ところで、「ストリージィ号」の食堂車における支払いについてはカード払い不可、ロシア・ルーブルでの支払いとなっている。筆者はユーロで支払ったが、お釣りはロシア・ルーブルで支払われた。あくまでも「ストリージィ号」はロシアのための優等列車であることを痛感した瞬間だった。
ドイツのフランクフルト・オーダー駅を過ぎ、ポーランドに入った後も150km/hで走り、揺れは少なかった。同室のロシア人に「ストリージィ号」の感想を聞くと、ロシア語で「清潔」を意味する「チースティー」という言葉を繰り返していた。「ストリージィ号」はロシア人にも高評価のようだ。「ストリージィ号」が快走する中、眠りについた。
ポーランド時間の午前6時に起床し、ポーランドの出国審査を受ける。続いてベラルーシに入り、腕時計を1時間進める。ベラルーシ時間の7時56分、今度はベラルーシの入国審査を受けた。
ここからブレスト駅へ向かうわけだが、従来はブレスト駅付近で台車の交換が行われている。そのせいか、周辺には台車が無造作に置かれていた。「ストリージィ号」はゆっくりとした速度で走っていく。やがて、検車場を思わせる小屋を静々と通過。8時28分に真新しいブレスト駅に到着した。その間に車輪の幅が変わったと思われるが、まったく違和感を覚えさせないスムーズな乗り心地だった。
ブレスト駅を発車すると、130km/hほどのスピードで東へ走る。ただし、ポーランドでの走行時と比べて少し横揺れが激しいように感じられた。11時55分、ベラルーシの首都、ミンスクに停車。筆者はここで下車した。

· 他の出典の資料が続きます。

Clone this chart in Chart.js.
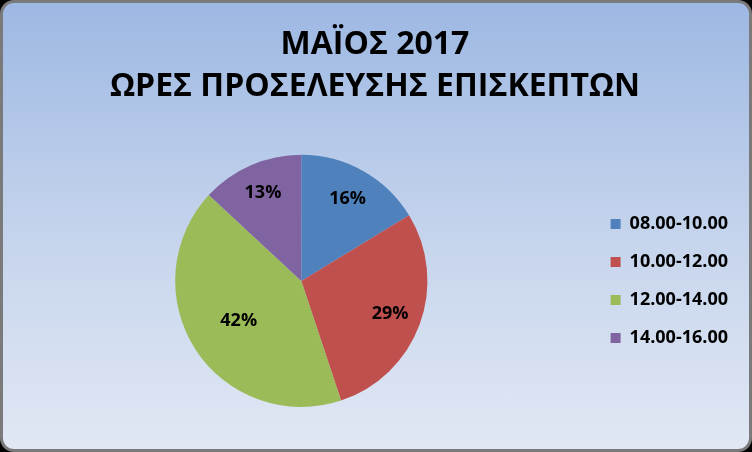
<!DOCTYPE html>
<html>
<head>
<meta charset="utf-8">
<script src="https://cdn.jsdelivr.net/npm/chart.js@4"></script>
<style>
  html, body { margin: 0; padding: 0; background: #000; }
  #frame {
    position: absolute; left: 0; top: 0;
    width: 752px; height: 452px;
    box-sizing: border-box;
    border: 3px solid #7a7a7a;
    border-radius: 14px;
    background: linear-gradient(to bottom, #9db8e3 0%, #c4d3ec 50%, #e1e8f4 100%);
  }
  #wrap { position: absolute; left: 0; top: 0; width: 752px; height: 452px; }
</style>
</head>
<body>
<div id="frame"></div>
<div id="wrap"><canvas id="pieChart" width="752" height="452"></canvas></div>
<script>
// ============================================
// ΜΑΪΟΣ 2017 - ΩΡΕΣ ΠΡΟΣΕΛΕΥΣΗΣ
// ============================================

const titleLines = ['ΜΑΪΟΣ 2017', 'ΩΡΕΣ ΠΡΟΣΕΛΕΥΣΗΣ ΕΠΙΣΚΕΠΤΩΝ'];
const timeSlots = ['08.00-10.00', '10.00-12.00', '12.00-14.00', '14.00-16.00'];
const visitShare = [16.3, 28.6, 42.0, 13.1];
const sliceColors = ['#4f81bd', '#c0504d', '#9bbb59', '#8064a2'];
// label distance from centre, as a fraction of the radius
const labelRadius = [0.75, 0.75, 0.59, 0.76];

const FONT = '"Open Sans", "Noto Sans", sans-serif';

// percentage labels drawn inside the slices
const sliceLabels = {
    id: 'sliceLabels',
    afterDatasetsDraw(chart) {
        const ctx = chart.ctx;
        const meta = chart.getDatasetMeta(0);
        const data = chart.data.datasets[0].data;
        const total = data.reduce((a, b) => a + b, 0);
        ctx.save();
        ctx.font = 'bold 18px ' + FONT;
        ctx.fillStyle = '#000';
        ctx.textAlign = 'center';
        ctx.textBaseline = 'middle';
        meta.data.forEach((arc, i) => {
            const p = arc.getProps(['x', 'y', 'startAngle', 'endAngle', 'outerRadius'], true);
            const mid = (p.startAngle + p.endAngle) / 2;
            const r = p.outerRadius * labelRadius[i];
            const pct = Math.round(data[i] / total * 100) + '%';
            ctx.fillText(pct, p.x + Math.cos(mid) * r, p.y + Math.sin(mid) * r);
        });
        ctx.restore();
    }
};

new Chart(document.getElementById('pieChart'), {
    type: 'pie',
    data: {
        labels: timeSlots,
        datasets: [{
            data: visitShare,
            backgroundColor: sliceColors,
            borderWidth: 0
        }]
    },
    options: {
        responsive: false,
        animation: false,
        layout: {
            padding: { left: 12, right: 14, top: 0, bottom: 45 }
        },
        plugins: {
            title: {
                display: true,
                text: titleLines,
                color: '#000',
                font: { family: FONT, size: 32, weight: 'bold', lineHeight: 1.34 },
                padding: { top: 23, bottom: 46 }
            },
            legend: {
                position: 'right',
                fullSize: false,
                labels: {
                    color: '#000',
                    boxWidth: 10,
                    boxHeight: 10,
                    padding: 20,
                    font: { family: FONT, size: 18, weight: 'bold' }
                }
            },
            tooltip: { enabled: false }
        }
    },
    plugins: [sliceLabels]
});
</script>
</body>
</html>
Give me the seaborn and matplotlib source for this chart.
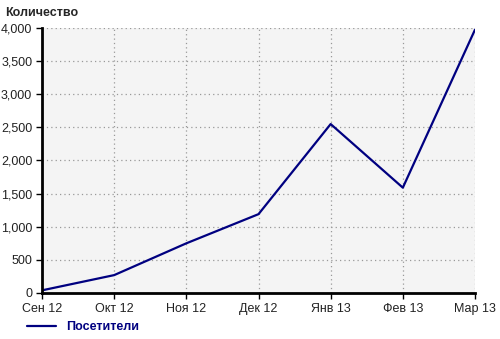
import matplotlib
matplotlib.use("Agg")
import matplotlib.pyplot as plt
import seaborn as sns
import pandas as pd
from matplotlib.ticker import FuncFormatter
from matplotlib.lines import Line2D

months = ["Сен 12", "Окт 12", "Ноя 12", "Дек 12", "Янв 13", "Фев 13", "Мар 13"]
visitors = [40, 270, 750, 1190, 2550, 1590, 3975]
series_name = "Посетители"
y_label = "Количество"
y_ticks = [0, 500, 1000, 1500, 2000, 2500, 3000, 3500, 4000]

sns.set_style("white")
plt.rcParams['font.family'] = ['Liberation Sans', 'DejaVu Sans']

df = pd.DataFrame({"month": months, "value": visitors, "series": series_name})
df["x"] = range(len(months))

fig = plt.figure(figsize=(5.0, 3.39), dpi=100)
ax = fig.add_axes([0.084, 0.1357, 0.866, 0.7817])
ax.set_facecolor("#f4f4f4")

sns.lineplot(data=df, x="x", y="value", hue="series", palette=["#000080"],
             linewidth=1.6, ax=ax, legend=False)

ax.set_xlim(0, len(months) - 1)
ax.set_ylim(0, 4000)
ax.set_xticks(range(len(months)))
ax.set_xticklabels(months)
ax.set_yticks(y_ticks)
ax.yaxis.set_major_formatter(FuncFormatter(lambda v, p: f"{int(v):,}"))
ax.set_xlabel("")
ax.set_ylabel("")

ax.grid(True, color="#999999", linestyle=(0, (1, 2.5)), linewidth=0.9)
ax.set_axisbelow(True)
for s in ["top", "right"]:
    ax.spines[s].set_visible(False)
for s in ["left", "bottom"]:
    ax.spines[s].set_color("black")
    ax.spines[s].set_linewidth(2)
ax.tick_params(axis="both", direction="out", length=4, width=1, color="black",
               labelsize=9, labelcolor="#222222", pad=3,
               bottom=True, left=True)

fig.text(0.01, 0.962, y_label, fontsize=9, fontweight="bold", va="center", ha="left")

handle = Line2D([], [], color="#000080", linewidth=1.6)
leg = fig.legend([handle], [series_name], loc="center left",
                 bbox_to_anchor=(0.032, 0.035), frameon=False, fontsize=9,
                 handlelength=2.3, handletextpad=0.8)
for t in leg.get_texts():
    t.set_color("#000080")
    t.set_fontweight("bold")

fig.savefig("out.png", dpi=100, facecolor="white")
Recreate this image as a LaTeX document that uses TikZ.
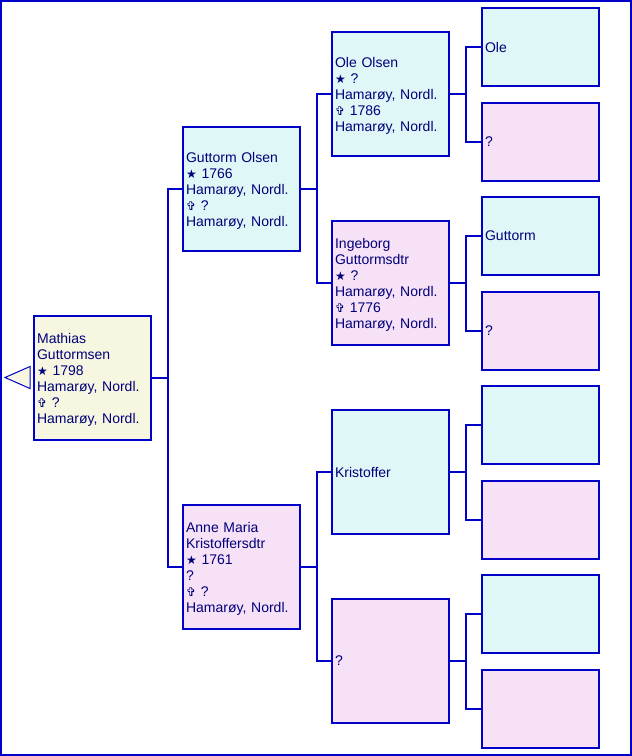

「ストリージィ号」はロシア国鉄が運営しているため、ロシア国鉄のサイトから予約可能。ベラルーシへ入国する際はビザが必要となる。なお、2018年5月現在、ロシア・ベラルーシ国境に関して、在ロシア日本国大使館は飛行機の利用をすすめている。「ストリージィ号」に乗車するならミンスク~ベルリン間にとどめておくことが賢明だろう。
フリーゲージトレインは中国に乗り入れるか
今後、ロシア~中国間でフリーゲージトレインが導入されるか注目されている。現在、ロシアはモスクワから770km離れたカザンとの間で高速鉄道の建設を進めている。このモスクワ~カザン間の高速鉄道はロシア~中国間の高速鉄道の一部になる予定。中国とロシアは軌間が異なるため(中国は1,435mm、ロシアは1,520mm)、高速フリーゲージトレインが導入されるか注目したい。いずれにせよ、なんらかの形で中国~ロシア~ヨーロッパの鉄道網において、フリーゲージトレインが積極的に採用されるのではないかと思う。